What is to be printed is the span of lines starting at the one containing "Give me the matplotlib source for this chart." and ending at the one containing "ax = fig.add_axes([0.1038, 0.0476, 0.890, 0.931])", reproduced exactly with pictures left out.

Exercise material =>
######
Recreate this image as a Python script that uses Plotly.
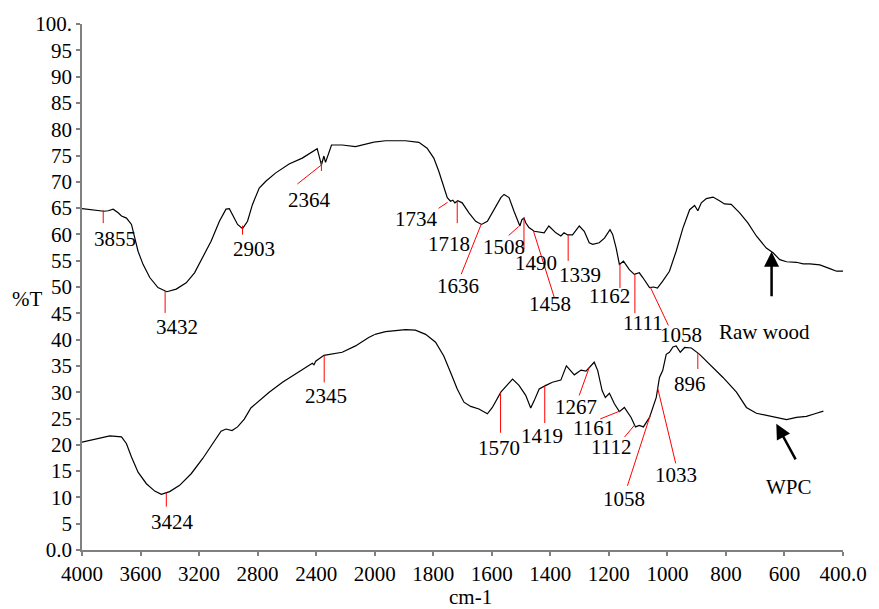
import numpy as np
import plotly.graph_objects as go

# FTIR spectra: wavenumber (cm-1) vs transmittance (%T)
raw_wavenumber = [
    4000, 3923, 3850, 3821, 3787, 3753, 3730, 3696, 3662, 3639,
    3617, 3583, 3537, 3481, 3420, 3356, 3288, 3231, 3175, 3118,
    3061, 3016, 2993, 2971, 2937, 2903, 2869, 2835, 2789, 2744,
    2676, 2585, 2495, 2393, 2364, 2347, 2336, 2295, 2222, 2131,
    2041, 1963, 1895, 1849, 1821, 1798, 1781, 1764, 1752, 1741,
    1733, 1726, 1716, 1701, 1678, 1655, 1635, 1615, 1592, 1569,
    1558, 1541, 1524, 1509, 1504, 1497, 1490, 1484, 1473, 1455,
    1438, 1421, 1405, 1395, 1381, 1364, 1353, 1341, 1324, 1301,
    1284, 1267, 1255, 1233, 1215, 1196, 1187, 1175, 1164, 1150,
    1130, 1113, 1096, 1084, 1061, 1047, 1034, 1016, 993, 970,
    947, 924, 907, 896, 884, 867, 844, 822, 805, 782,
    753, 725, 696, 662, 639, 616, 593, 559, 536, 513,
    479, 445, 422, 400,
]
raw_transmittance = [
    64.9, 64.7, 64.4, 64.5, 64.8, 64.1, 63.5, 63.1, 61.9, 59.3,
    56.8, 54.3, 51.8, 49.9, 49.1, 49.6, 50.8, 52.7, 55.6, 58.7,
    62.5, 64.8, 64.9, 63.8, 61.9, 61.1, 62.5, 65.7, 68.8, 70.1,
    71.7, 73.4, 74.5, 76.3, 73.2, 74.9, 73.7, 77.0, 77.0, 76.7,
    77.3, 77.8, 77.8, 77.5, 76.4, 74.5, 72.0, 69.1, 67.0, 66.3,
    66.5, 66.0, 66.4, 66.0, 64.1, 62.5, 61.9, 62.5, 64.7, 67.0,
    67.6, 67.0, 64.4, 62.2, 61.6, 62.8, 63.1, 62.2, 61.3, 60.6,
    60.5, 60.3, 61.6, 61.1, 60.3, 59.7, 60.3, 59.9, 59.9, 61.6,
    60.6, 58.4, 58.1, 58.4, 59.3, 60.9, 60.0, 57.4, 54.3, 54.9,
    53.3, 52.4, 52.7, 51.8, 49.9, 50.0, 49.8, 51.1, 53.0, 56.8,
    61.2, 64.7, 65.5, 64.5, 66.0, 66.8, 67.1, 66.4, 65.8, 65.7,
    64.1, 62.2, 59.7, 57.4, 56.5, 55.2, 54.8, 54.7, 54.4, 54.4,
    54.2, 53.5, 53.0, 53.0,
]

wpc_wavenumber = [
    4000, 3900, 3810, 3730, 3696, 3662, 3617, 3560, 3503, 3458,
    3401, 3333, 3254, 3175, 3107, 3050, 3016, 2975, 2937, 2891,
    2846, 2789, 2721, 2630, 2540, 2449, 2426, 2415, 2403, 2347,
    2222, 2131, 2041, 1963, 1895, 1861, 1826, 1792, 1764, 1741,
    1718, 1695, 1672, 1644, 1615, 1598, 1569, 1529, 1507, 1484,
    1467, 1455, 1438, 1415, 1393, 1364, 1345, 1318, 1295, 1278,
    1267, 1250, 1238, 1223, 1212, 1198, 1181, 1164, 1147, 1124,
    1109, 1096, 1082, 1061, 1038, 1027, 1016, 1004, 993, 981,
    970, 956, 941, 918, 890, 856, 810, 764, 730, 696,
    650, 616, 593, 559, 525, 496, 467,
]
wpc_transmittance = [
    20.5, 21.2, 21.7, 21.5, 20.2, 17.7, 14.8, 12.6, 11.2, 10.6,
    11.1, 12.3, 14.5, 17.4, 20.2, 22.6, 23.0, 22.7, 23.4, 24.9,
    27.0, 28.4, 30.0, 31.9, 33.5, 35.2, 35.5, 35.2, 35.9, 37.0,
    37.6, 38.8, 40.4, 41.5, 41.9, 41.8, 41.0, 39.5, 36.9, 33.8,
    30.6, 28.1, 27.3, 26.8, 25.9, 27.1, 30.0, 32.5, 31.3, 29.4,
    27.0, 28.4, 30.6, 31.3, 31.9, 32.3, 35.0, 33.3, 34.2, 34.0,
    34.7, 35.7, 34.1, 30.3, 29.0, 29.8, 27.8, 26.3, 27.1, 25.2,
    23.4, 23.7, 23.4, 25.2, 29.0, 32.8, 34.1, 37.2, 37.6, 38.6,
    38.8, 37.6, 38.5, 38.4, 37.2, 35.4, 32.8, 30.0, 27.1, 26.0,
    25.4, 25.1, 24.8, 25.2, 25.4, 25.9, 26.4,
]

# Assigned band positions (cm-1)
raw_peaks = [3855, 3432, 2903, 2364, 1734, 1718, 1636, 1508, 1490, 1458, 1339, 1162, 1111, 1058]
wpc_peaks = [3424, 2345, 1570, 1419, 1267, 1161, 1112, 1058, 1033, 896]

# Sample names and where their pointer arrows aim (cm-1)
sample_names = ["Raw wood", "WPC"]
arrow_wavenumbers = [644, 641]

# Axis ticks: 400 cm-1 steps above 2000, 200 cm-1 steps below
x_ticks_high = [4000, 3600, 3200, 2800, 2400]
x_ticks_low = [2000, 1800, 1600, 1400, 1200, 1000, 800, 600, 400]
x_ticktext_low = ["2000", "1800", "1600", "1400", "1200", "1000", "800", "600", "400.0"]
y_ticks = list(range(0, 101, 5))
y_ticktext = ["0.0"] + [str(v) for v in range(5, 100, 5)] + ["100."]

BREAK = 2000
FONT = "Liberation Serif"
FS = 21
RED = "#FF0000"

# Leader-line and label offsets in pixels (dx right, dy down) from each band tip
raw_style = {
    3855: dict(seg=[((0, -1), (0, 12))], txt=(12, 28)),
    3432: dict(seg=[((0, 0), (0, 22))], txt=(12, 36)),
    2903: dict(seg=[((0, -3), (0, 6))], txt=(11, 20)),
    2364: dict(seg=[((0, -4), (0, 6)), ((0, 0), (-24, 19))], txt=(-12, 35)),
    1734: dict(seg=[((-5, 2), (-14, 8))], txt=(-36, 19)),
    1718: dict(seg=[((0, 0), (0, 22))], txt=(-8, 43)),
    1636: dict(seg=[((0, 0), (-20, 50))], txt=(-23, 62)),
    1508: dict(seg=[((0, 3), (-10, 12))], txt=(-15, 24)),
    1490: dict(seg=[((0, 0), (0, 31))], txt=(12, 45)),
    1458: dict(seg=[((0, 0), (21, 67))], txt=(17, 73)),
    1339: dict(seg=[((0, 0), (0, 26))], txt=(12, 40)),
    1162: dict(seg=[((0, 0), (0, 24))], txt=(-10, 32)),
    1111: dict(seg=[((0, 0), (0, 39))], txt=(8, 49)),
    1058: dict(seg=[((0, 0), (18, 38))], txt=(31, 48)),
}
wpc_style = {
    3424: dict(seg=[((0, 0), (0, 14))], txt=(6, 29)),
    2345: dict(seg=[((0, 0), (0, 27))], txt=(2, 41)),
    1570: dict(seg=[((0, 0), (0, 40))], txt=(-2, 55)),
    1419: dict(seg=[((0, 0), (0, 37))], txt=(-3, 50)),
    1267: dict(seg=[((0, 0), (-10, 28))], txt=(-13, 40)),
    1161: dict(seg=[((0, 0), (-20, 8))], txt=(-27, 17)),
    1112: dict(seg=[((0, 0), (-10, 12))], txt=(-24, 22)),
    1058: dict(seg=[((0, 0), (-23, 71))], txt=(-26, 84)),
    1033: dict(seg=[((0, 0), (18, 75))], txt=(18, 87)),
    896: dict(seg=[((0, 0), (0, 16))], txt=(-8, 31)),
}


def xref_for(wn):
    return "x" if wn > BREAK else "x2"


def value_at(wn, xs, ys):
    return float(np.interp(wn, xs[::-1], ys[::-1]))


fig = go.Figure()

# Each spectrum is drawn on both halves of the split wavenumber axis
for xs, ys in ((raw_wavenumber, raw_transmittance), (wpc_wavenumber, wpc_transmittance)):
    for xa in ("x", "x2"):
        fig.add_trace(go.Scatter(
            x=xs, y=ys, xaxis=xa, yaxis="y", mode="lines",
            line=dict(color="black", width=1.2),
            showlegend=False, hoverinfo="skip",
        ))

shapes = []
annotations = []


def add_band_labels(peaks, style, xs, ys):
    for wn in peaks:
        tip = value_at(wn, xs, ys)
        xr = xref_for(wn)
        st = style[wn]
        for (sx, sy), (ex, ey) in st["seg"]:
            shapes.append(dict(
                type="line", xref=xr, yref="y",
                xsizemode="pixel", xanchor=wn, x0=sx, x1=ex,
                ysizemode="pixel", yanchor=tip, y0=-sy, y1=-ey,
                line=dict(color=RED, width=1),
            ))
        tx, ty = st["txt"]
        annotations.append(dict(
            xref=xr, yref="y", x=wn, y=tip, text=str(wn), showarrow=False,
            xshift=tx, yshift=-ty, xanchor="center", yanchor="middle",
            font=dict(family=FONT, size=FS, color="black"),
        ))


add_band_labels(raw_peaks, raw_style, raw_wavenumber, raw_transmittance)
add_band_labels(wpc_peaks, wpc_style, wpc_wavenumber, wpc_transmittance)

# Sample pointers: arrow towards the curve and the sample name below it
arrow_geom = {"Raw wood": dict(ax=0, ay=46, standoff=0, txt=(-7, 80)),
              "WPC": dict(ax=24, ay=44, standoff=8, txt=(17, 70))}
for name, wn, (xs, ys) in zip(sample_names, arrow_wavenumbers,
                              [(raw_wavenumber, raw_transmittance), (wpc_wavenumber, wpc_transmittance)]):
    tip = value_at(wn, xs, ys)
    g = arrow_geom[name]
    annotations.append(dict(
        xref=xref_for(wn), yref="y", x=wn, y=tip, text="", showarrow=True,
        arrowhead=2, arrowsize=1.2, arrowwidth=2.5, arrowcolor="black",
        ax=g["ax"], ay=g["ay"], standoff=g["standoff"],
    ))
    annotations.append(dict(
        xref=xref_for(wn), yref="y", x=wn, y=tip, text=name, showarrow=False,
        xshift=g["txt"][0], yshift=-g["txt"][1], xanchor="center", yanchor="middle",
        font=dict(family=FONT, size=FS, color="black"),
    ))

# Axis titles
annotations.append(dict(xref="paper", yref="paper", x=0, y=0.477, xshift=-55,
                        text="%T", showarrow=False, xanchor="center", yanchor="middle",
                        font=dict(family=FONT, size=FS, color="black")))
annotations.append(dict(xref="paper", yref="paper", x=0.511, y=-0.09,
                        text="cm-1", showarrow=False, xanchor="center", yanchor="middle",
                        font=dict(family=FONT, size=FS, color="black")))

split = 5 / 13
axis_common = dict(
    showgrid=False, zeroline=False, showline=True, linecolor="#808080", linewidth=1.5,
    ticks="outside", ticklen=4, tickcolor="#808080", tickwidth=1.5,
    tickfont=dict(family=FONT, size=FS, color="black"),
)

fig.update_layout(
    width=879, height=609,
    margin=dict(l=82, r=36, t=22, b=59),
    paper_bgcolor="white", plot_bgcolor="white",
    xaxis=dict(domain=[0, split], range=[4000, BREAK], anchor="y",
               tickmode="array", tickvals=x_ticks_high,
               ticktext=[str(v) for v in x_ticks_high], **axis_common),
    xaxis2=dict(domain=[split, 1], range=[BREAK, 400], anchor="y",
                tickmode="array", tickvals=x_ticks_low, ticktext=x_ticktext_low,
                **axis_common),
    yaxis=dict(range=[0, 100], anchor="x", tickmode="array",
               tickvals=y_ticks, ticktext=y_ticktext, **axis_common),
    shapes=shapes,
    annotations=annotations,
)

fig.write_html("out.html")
######
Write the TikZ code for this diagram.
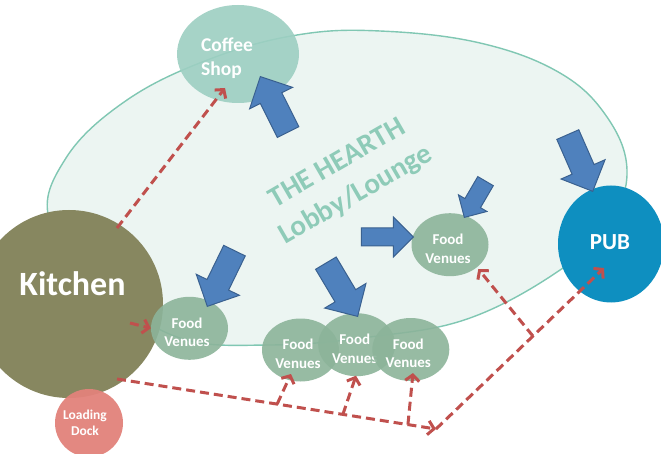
######
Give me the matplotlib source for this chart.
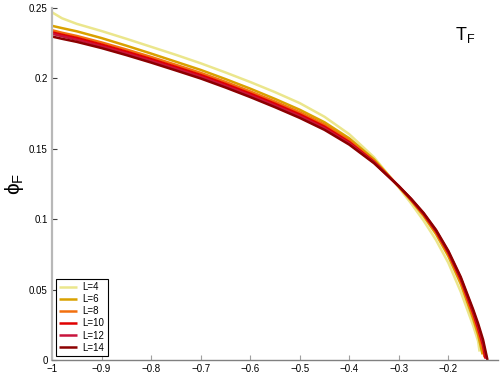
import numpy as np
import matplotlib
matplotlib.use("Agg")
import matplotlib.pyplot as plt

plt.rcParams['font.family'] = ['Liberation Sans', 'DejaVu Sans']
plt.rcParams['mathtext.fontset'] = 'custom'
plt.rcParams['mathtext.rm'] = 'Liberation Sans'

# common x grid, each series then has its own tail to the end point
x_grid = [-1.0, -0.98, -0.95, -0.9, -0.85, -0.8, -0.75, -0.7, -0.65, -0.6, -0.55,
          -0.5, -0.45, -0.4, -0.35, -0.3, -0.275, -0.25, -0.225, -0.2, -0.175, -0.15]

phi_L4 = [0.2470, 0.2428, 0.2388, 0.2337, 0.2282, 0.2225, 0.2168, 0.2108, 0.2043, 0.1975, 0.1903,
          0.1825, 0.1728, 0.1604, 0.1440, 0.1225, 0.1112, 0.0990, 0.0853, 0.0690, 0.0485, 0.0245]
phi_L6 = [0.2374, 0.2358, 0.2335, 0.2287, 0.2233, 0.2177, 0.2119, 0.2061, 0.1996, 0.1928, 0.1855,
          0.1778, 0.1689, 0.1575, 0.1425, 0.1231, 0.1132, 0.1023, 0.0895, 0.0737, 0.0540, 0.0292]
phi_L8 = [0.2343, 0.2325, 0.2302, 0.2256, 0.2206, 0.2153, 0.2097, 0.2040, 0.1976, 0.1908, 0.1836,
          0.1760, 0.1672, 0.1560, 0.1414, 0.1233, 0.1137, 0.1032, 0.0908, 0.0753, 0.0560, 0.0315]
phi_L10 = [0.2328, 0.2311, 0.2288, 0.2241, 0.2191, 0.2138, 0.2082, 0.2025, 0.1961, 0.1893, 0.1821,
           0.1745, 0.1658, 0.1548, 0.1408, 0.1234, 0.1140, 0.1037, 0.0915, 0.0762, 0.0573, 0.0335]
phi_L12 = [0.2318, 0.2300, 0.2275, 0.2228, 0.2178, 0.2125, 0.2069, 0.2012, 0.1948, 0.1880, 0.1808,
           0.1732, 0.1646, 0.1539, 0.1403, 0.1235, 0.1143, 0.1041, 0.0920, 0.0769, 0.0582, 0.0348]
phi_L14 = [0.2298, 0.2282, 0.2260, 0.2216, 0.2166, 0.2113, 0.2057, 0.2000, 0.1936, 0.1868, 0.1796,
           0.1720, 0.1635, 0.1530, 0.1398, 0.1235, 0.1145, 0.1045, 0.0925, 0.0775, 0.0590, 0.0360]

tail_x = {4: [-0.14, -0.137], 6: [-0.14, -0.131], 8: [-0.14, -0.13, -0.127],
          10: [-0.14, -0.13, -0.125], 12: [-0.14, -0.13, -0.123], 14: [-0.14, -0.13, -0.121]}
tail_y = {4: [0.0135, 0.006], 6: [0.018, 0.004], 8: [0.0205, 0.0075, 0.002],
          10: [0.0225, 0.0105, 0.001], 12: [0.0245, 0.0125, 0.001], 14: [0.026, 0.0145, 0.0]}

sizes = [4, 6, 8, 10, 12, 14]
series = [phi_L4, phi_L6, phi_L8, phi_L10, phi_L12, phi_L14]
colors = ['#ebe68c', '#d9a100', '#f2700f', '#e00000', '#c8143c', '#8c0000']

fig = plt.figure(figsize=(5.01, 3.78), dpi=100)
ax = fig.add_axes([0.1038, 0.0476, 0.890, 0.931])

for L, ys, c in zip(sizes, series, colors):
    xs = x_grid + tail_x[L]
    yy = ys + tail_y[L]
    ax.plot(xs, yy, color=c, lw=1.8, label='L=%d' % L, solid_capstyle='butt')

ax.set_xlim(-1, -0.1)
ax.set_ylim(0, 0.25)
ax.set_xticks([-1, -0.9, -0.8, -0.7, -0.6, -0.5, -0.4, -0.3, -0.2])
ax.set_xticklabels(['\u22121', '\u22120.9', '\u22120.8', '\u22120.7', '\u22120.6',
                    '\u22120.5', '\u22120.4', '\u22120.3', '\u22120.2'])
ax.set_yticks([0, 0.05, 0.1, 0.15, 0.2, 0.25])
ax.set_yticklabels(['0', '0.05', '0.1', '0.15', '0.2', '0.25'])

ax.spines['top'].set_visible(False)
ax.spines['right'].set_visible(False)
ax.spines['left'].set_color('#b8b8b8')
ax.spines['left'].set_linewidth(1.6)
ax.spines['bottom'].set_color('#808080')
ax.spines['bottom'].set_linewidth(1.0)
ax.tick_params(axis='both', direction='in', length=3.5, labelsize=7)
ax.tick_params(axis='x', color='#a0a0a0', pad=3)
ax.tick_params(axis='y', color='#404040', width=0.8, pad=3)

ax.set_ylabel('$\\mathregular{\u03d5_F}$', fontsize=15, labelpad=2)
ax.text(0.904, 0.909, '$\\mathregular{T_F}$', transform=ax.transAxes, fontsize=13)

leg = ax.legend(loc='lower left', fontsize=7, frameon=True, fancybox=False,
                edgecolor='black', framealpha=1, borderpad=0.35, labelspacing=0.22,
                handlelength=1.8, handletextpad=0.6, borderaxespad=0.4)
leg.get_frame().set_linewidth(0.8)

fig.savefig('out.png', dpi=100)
######
Final answer =>
Give me the matplotlib source for this chart.
import numpy as np
import matplotlib
matplotlib.use("Agg")
import matplotlib.pyplot as plt

plt.rcParams['font.family'] = ['Liberation Sans', 'DejaVu Sans']
plt.rcParams['mathtext.fontset'] = 'custom'
plt.rcParams['mathtext.rm'] = 'Liberation Sans'

# common x grid, each series then has its own tail to the end point
x_grid = [-1.0, -0.98, -0.95, -0.9, -0.85, -0.8, -0.75, -0.7, -0.65, -0.6, -0.55,
          -0.5, -0.45, -0.4, -0.35, -0.3, -0.275, -0.25, -0.225, -0.2, -0.175, -0.15]

phi_L4 = [0.2470, 0.2428, 0.2388, 0.2337, 0.2282, 0.2225, 0.2168, 0.2108, 0.2043, 0.1975, 0.1903,
          0.1825, 0.1728, 0.1604, 0.1440, 0.1225, 0.1112, 0.0990, 0.0853, 0.0690, 0.0485, 0.0245]
phi_L6 = [0.2374, 0.2358, 0.2335, 0.2287, 0.2233, 0.2177, 0.2119, 0.2061, 0.1996, 0.1928, 0.1855,
          0.1778, 0.1689, 0.1575, 0.1425, 0.1231, 0.1132, 0.1023, 0.0895, 0.0737, 0.0540, 0.0292]
phi_L8 = [0.2343, 0.2325, 0.2302, 0.2256, 0.2206, 0.2153, 0.2097, 0.2040, 0.1976, 0.1908, 0.1836,
          0.1760, 0.1672, 0.1560, 0.1414, 0.1233, 0.1137, 0.1032, 0.0908, 0.0753, 0.0560, 0.0315]
phi_L10 = [0.2328, 0.2311, 0.2288, 0.2241, 0.2191, 0.2138, 0.2082, 0.2025, 0.1961, 0.1893, 0.1821,
           0.1745, 0.1658, 0.1548, 0.1408, 0.1234, 0.1140, 0.1037, 0.0915, 0.0762, 0.0573, 0.0335]
phi_L12 = [0.2318, 0.2300, 0.2275, 0.2228, 0.2178, 0.2125, 0.2069, 0.2012, 0.1948, 0.1880, 0.1808,
           0.1732, 0.1646, 0.1539, 0.1403, 0.1235, 0.1143, 0.1041, 0.0920, 0.0769, 0.0582, 0.0348]
phi_L14 = [0.2298, 0.2282, 0.2260, 0.2216, 0.2166, 0.2113, 0.2057, 0.2000, 0.1936, 0.1868, 0.1796,
           0.1720, 0.1635, 0.1530, 0.1398, 0.1235, 0.1145, 0.1045, 0.0925, 0.0775, 0.0590, 0.0360]

tail_x = {4: [-0.14, -0.137], 6: [-0.14, -0.131], 8: [-0.14, -0.13, -0.127],
          10: [-0.14, -0.13, -0.125], 12: [-0.14, -0.13, -0.123], 14: [-0.14, -0.13, -0.121]}
tail_y = {4: [0.0135, 0.006], 6: [0.018, 0.004], 8: [0.0205, 0.0075, 0.002],
          10: [0.0225, 0.0105, 0.001], 12: [0.0245, 0.0125, 0.001], 14: [0.026, 0.0145, 0.0]}

sizes = [4, 6, 8, 10, 12, 14]
series = [phi_L4, phi_L6, phi_L8, phi_L10, phi_L12, phi_L14]
colors = ['#ebe68c', '#d9a100', '#f2700f', '#e00000', '#c8143c', '#8c0000']

fig = plt.figure(figsize=(5.01, 3.78), dpi=100)
ax = fig.add_axes([0.1038, 0.0476, 0.890, 0.931])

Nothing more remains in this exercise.